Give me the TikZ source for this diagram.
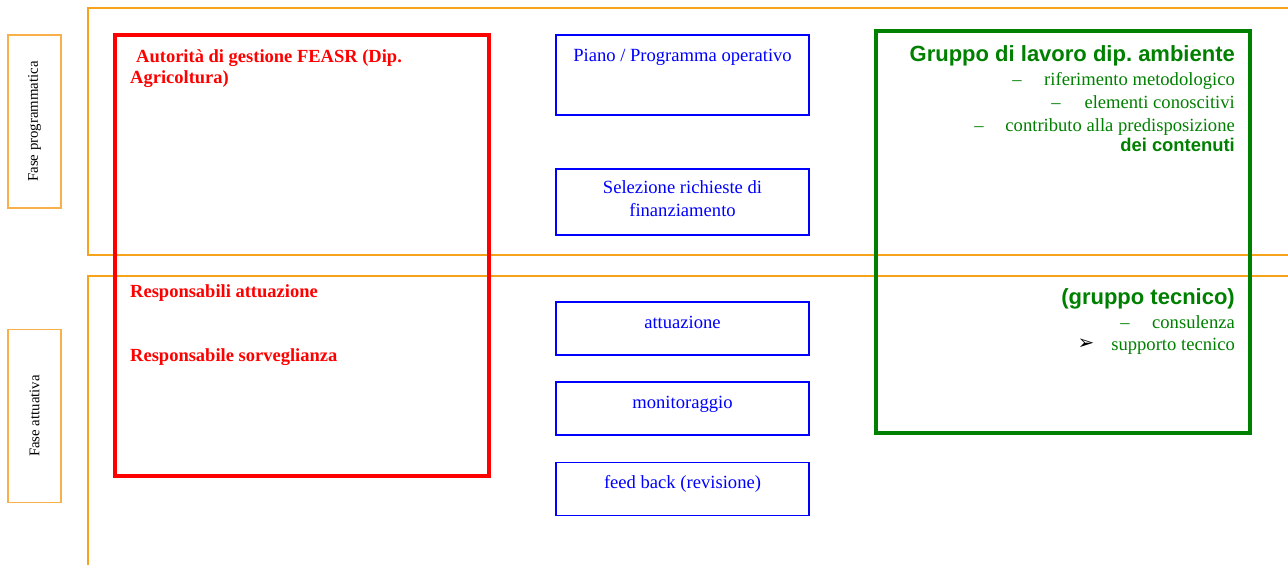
\documentclass[tikz,border=0pt]{standalone}
\usepackage{fontspec}
\setmainfont{Liberation Serif}
\newfontfamily\arialfont{Liberation Sans}
\newfontfamily\symfont{DejaVu Sans}
\frenchspacing
\definecolor{panelorange}{HTML}{F7A21B}
\definecolor{labelorange}{HTML}{F9B04A}
\definecolor{rred}{HTML}{FF0000}
\definecolor{bblue}{HTML}{0000FF}
\definecolor{ggreen}{HTML}{008000}
\tikzset{
  panel/.style={draw=panelorange, line width=1.5pt},
  phasebox/.style={draw=labelorange, line width=1.5pt, rectangle, inner sep=0pt, minimum width=53pt, minimum height=173pt},
  phasetext/.style={rotate=90, font=\fontsize{14.8}{17}\selectfont, inner sep=0pt},
  bluebox/.style={draw=bblue, line width=1.6pt, rectangle, inner sep=0pt, minimum width=253pt},
  bluetext/.style={text=bblue, font=\fontsize{18.6}{23}\selectfont, inner sep=0pt, align=center, anchor=base},
  redtext/.style={text=rred, font=\fontsize{18.5}{21}\bfseries\selectfont, inner sep=0pt, anchor=base west},
  greenhead/.style={text=ggreen, font=\arialfont\fontsize{22}{24}\bfseries\selectfont, inner sep=0pt, anchor=base east},
  greenitem/.style={text=ggreen, font=\fontsize{18.6}{20}\selectfont, inner sep=0pt, anchor=base east},
  greenbold/.style={text=ggreen, font=\arialfont\fontsize{18.4}{20}\bfseries\selectfont, inner sep=0pt, anchor=base east},
  bullet/.style={inner sep=0pt, anchor=base, font=\fontsize{18.6}{20}\selectfont},
}
\begin{document}
\begin{tikzpicture}[x=1pt, y=-1pt]
\useasboundingbox (0,0) rectangle (1288,565);
% phase panels
\draw[panel] (1300,8) -- (88,8) -- (88,255) -- (1300,255);
\draw[panel] (1300,276) -- (88,276) -- (88,600);
% phase labels
\node[phasebox] (fp) at (34.5,121.5) {};
\node[phasetext] (fptext) at (fp.center) {Fase programmatica};
\node[phasebox] (fa) at (34.5,416) {};
\node[phasetext] (fatext) at (fa.center) {Fase attuativa};
% red box
\node[draw=rred, line width=3.8pt, rectangle, inner sep=0pt, minimum width=374pt, minimum height=441pt] (red) at (302,255.5) {};
\node[redtext] (r1) at (136,62) {Autorità di gestione FEASR (Dip.};
\node[redtext] (r2) at (130,83) {Agricoltura)};
\node[redtext] (r3) at (130,297) {Responsabili attuazione};
\node[redtext] (r4) at (130,361) {Responsabile sorveglianza};
% blue boxes
\node[bluebox, minimum height=80pt] (b1) at (682.5,75) {};
\node[bluetext] (b1t) at (682.5,61) {Piano / Programma operativo};
\node[bluebox, minimum height=66pt] (b2) at (682.5,202) {};
\node[bluetext] (b2t) at (682.5,216) {Selezione richieste di\\finanziamento};
\node[bluebox, minimum height=53pt] (b3) at (682.5,328.5) {};
\node[bluetext] (b3t) at (682.5,328) {attuazione};
\node[bluebox, minimum height=53pt] (b4) at (682.5,408.5) {};
\node[bluetext] (b4t) at (682.5,408) {monitoraggio};
\node[bluebox, minimum height=53pt] (b5) at (682.5,488.8) {};
\node[bluetext] (b5t) at (682.5,488) {feed back (revisione)};
% green box
\node[draw=ggreen, line width=3.4pt, rectangle, inner sep=0pt, minimum width=374pt, minimum height=402pt] (green) at (1063,232) {};
\node[greenhead] (g1) at (1235,61) {Gruppo di lavoro dip. ambiente};
\node[greenitem] (g2) at (1235,85) {riferimento metodologico};
\node[bullet, text=ggreen] (g2b) at (1017,85) {\textendash};
\node[greenitem] (g3) at (1235,108) {elementi conoscitivi};
\node[bullet, text=ggreen] (g3b) at (1056,108) {\textendash};
\node[greenitem] (g4) at (1235,131) {contributo alla predisposizione};
\node[bullet, text=ggreen] (g4b) at (979,131) {\textendash};
\node[greenbold] (g5) at (1235,151) {dei contenuti};
\node[greenhead] (g6) at (1235,304) {(gruppo tecnico)};
\node[greenitem] (g7) at (1235,328) {consulenza};
\node[bullet, text=ggreen] (g7b) at (1125,328) {\textendash};
\node[greenitem] (g8) at (1235,350) {supporto tecnico};
\node[bullet, font=\symfont\fontsize{20}{21}\selectfont] (g8b) at (1086,349.5) {➢};
\end{tikzpicture}
\end{document}
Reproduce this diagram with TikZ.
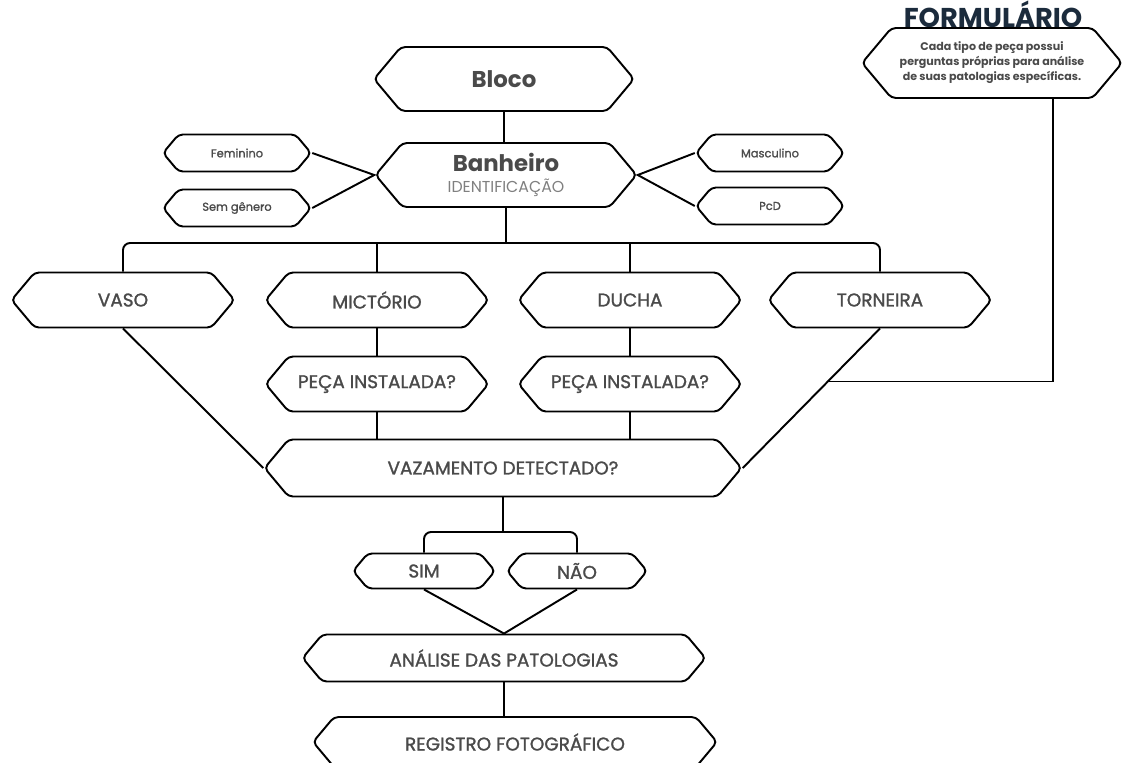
\documentclass[tikz,border=0pt]{standalone}
\usepackage{fontspec}
\setmainfont{Poppins}
\newfontfamily\medfont{Poppins}[FakeBold=1.3]
\usepackage{xcolor}
\usetikzlibrary{shapes.symbols,positioning,calc}
\definecolor{txtgray}{HTML}{4A4A4A}
\definecolor{idgray}{HTML}{808080}
\definecolor{formnavy}{HTML}{1B2B3C}
\tikzset{
  hexa/.style={draw, signal, signal to=east and west, signal pointer angle=100,
               line width=1.1pt, rounded corners=2.5pt, fill=white, text=txtgray,
               align=center, inner sep=1pt},
  bighex/.style={hexa, minimum width=5.2cm, minimum height=1.28cm,
                 font=\fontsize{13}{15}\selectfont\bfseries},
  midhex/.style={hexa, minimum width=4.46cm, minimum height=1.1cm,
                 font=\fontsize{10.5}{12}\selectfont\medfont},
  smallhex/.style={hexa, minimum width=2.96cm, minimum height=0.74cm,
                   font=\fontsize{6.5}{8}\selectfont\medfont},
  link/.style={line width=1.1pt},
}

\begin{document}
\begin{tikzpicture}[x=0.02cm, y=-0.02cm]
  \useasboundingbox (0,0) rectangle (1125,762);

  % top part
  \node[bighex] (bloco) at (504,79) {Bloco};
  \node[bighex, minimum width=5.22cm] (banheiro) at (506,175)
    {Banheiro\\[-3pt]{\fontsize{9}{10}\selectfont\mdseries\color{idgray}IDENTIFICAÇÃO}};
  \node[smallhex] (feminino) at (237,153) {Feminino};
  \node[smallhex] (semgenero) at (237,208) {Sem gênero};
  \node[smallhex] (masculino) at (770,153) {Masculino};
  \node[smallhex] (pcd) at (770,206) {PcD};

  % formulario
  \node[anchor=base, inner sep=0pt, font=\fontsize{15.5}{17}\selectfont\bfseries,
        text=formnavy] (formtitle) at (993,27) {FORMULÁRIO};
  \node[hexa, minimum width=5.2cm, minimum height=1.4cm,
        font=\fontsize{6.3}{8.5}\selectfont\bfseries] (formbox) at (992,63)
    {Cada tipo de peça possui\\perguntas próprias para análise\\de suas patologias específicas.};

  % pecas
  \node[midhex] (vaso) at (123,300) {VASO};
  \node[midhex] (mictorio) at (377,300) {MICTÓRIO};
  \node[midhex] (ducha) at (630,300) {DUCHA};
  \node[midhex] (torneira) at (880,300) {TORNEIRA};
  \node[midhex] (pecaA) at (377,384) {PEÇA INSTALADA?};
  \node[midhex] (pecaB) at (630,384) {PEÇA INSTALADA?};
  \node[midhex, minimum width=9.54cm, minimum height=1.14cm] (vazamento) at (503,468) {VAZAMENTO DETECTADO?};

  % resposta
  \node[midhex, minimum width=2.84cm, minimum height=0.7cm] (sim) at (424,571) {SIM};
  \node[midhex, minimum width=2.8cm, minimum height=0.7cm] (nao) at (577,571) {NÃO};
  \node[midhex, minimum width=8.06cm, minimum height=0.94cm] (analise) at (504,658) {ANÁLISE DAS PATOLOGIAS};
  \node[midhex, minimum width=8.08cm, minimum height=1.0cm] (registro) at (515,742) {REGISTRO FOTOGRÁFICO};

  % connectors
  \coordinate (pecabus) at (506,243);
  \coordinate (simbus) at (503,532);
  \coordinate (tjunc) at ($(torneira.south)!0.38!(vazamento.east)$);
  \draw[link] (bloco.south) -- (bloco.south |- banheiro.north);
  \draw[link] (feminino.east) -- (banheiro.west) -- (semgenero.east);
  \draw[link] (masculino.west) -- (banheiro.east) -- (pcd.west);
  \draw[link, rounded corners=4pt] (vaso.north) |- (pecabus) -| (torneira.north);
  \draw[link] (banheiro.south) -- (banheiro.south |- pecabus);
  \draw[link] (mictorio.north) -- (mictorio.north |- pecabus);
  \draw[link] (ducha.north) -- (ducha.north |- pecabus);
  \draw[link] (mictorio.south) -- (pecaA.north);
  \draw[link] (ducha.south) -- (pecaB.north);
  \draw[link] (pecaA.south) -- (pecaA.south |- vazamento.north);
  \draw[link] (pecaB.south) -- (pecaB.south |- vazamento.north);
  \draw[link] (vaso.south) -- (vazamento.west);
  \draw[link] (torneira.south) -- (vazamento.east);
  \draw[link] ([xshift=1.22cm]formbox.south) |- (tjunc);
  \draw[link] (vazamento.south) -- (vazamento.south |- simbus);
  \draw[link, rounded corners=4pt] (sim.north) |- (simbus) -| (nao.north);
  \draw[link] (sim.south) -- (analise.north) -- (nao.south);
  \draw[link] (analise.south) -- (analise.south |- registro.north);
\end{tikzpicture}
\end{document}
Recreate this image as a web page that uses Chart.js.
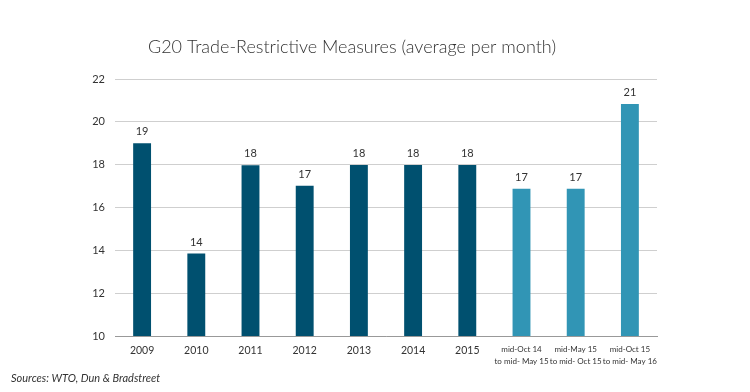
<!DOCTYPE html>
<html>
<head>
<meta charset="utf-8">
<script src="https://cdn.jsdelivr.net/npm/chart.js@4.4.0/dist/chart.umd.min.js"></script>
<style>
  html, body { margin: 0; padding: 0; background: #fff; }
  #wrap { width: 750px; height: 392px; }
</style>
</head>
<body>
<div id="wrap"><canvas id="tradeChart"></canvas></div>
<script>
const categories = ['2009', '2010', '2011', '2012', '2013', '2014', '2015',
    ['mid-Oct 14', 'to mid- May 15'], ['mid-May 15', 'to mid- Oct 15'], ['mid-Oct 15', 'to mid- May 16']];
const measures = [19.0, 13.85, 17.97, 17.02, 17.98, 17.98, 17.98, 16.88, 16.88, 20.83];
const valueLabels = ['19', '14', '18', '17', '18', '18', '18', '17', '17', '21'];
const yTicks = [10, 12, 14, 16, 18, 20, 22];

const darkBlue = '#00506f';
const lightBlue = '#3195b5';
const barColors = measures.map((v, i) => i < 7 ? darkBlue : lightBlue);

const fontFamily = 'Lato, "Noto Sans", sans-serif';
const titleText = 'G20 Trade-Restrictive Measures (average per month)';

// title, labels above bars, source note
const extras = {
    id: 'extras',
    afterDatasetsDraw(chart) {
        const ctx = chart.ctx;
        const meta = chart.getDatasetMeta(0);
        ctx.save();
        ctx.fillStyle = '#333';
        ctx.font = '11px ' + fontFamily;
        ctx.textAlign = 'center';
        ctx.textBaseline = 'bottom';
        meta.data.forEach((bar, i) => {
            ctx.fillText(valueLabels[i], bar.x, bar.y - 6);
        });

        ctx.font = '300 18px ' + fontFamily;
        ctx.textBaseline = 'middle';
        ctx.fillText(titleText, 352, 47);

        ctx.font = 'italic 11px ' + fontFamily;
        ctx.textAlign = 'left';
        ctx.fillText('Sources: WTO, Dun & Bradstreet', 11, 378);
        ctx.restore();
    }
};

new Chart(document.getElementById('tradeChart'), {
    type: 'bar',
    data: {
        labels: categories,
        datasets: [{
            data: measures,
            backgroundColor: barColors,
            barPercentage: 0.33,
            categoryPercentage: 1.0
        }]
    },
    options: {
        responsive: true,
        maintainAspectRatio: false,
        animation: false,
        layout: { padding: { left: 0, right: 93, top: 79, bottom: 0 } },
        plugins: {
            legend: { display: false },
            tooltip: { enabled: false },
            title: { display: false }
        },
        scales: {
            x: {
                grid: { display: false, drawTicks: false },
                border: { color: '#999', width: 1 },
                ticks: {
                    color: '#333',
                    padding: 8,
                    maxRotation: 0,
                    autoSkip: false,
                    font: c => c.index > 6
                        ? { family: fontFamily, size: 8, lineHeight: 1.45 }
                        : { family: fontFamily, size: 10.5 }
                },
                afterFit: s => { s.height = 56; }
            },
            y: {
                min: 10,
                max: 22,
                afterBuildTicks: s => { s.ticks = yTicks.map(v => ({ value: v })); },
                grid: { color: '#cfcfcf', drawTicks: false },
                border: { display: false },
                ticks: {
                    color: '#333',
                    padding: 10,
                    font: { family: fontFamily, size: 11 }
                },
                afterFit: s => { s.width = 115; }
            }
        }
    },
    plugins: [extras]
});
</script>
</body>
</html>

■ **EXERCISE DIRECTIONS**: Exactly reproduce the lines from the line holding "Recreate this image" through the line holding "const barColors = measures.map((v, i)", and only those; pictures are to be left out.

■ **WRITTEN ANSWER**:
Recreate this image as a web page that uses Chart.js.
<!DOCTYPE html>
<html>
<head>
<meta charset="utf-8">
<script src="https://cdn.jsdelivr.net/npm/chart.js@4.4.0/dist/chart.umd.min.js"></script>
<style>
  html, body { margin: 0; padding: 0; background: #fff; }
  #wrap { width: 750px; height: 392px; }
</style>
</head>
<body>
<div id="wrap"><canvas id="tradeChart"></canvas></div>
<script>
const categories = ['2009', '2010', '2011', '2012', '2013', '2014', '2015',
    ['mid-Oct 14', 'to mid- May 15'], ['mid-May 15', 'to mid- Oct 15'], ['mid-Oct 15', 'to mid- May 16']];
const measures = [19.0, 13.85, 17.97, 17.02, 17.98, 17.98, 17.98, 16.88, 16.88, 20.83];
const valueLabels = ['19', '14', '18', '17', '18', '18', '18', '17', '17', '21'];
const yTicks = [10, 12, 14, 16, 18, 20, 22];

const darkBlue = '#00506f';
const lightBlue = '#3195b5';
const barColors = measures.map((v, i) => i < 7 ? darkBlue : lightBlue);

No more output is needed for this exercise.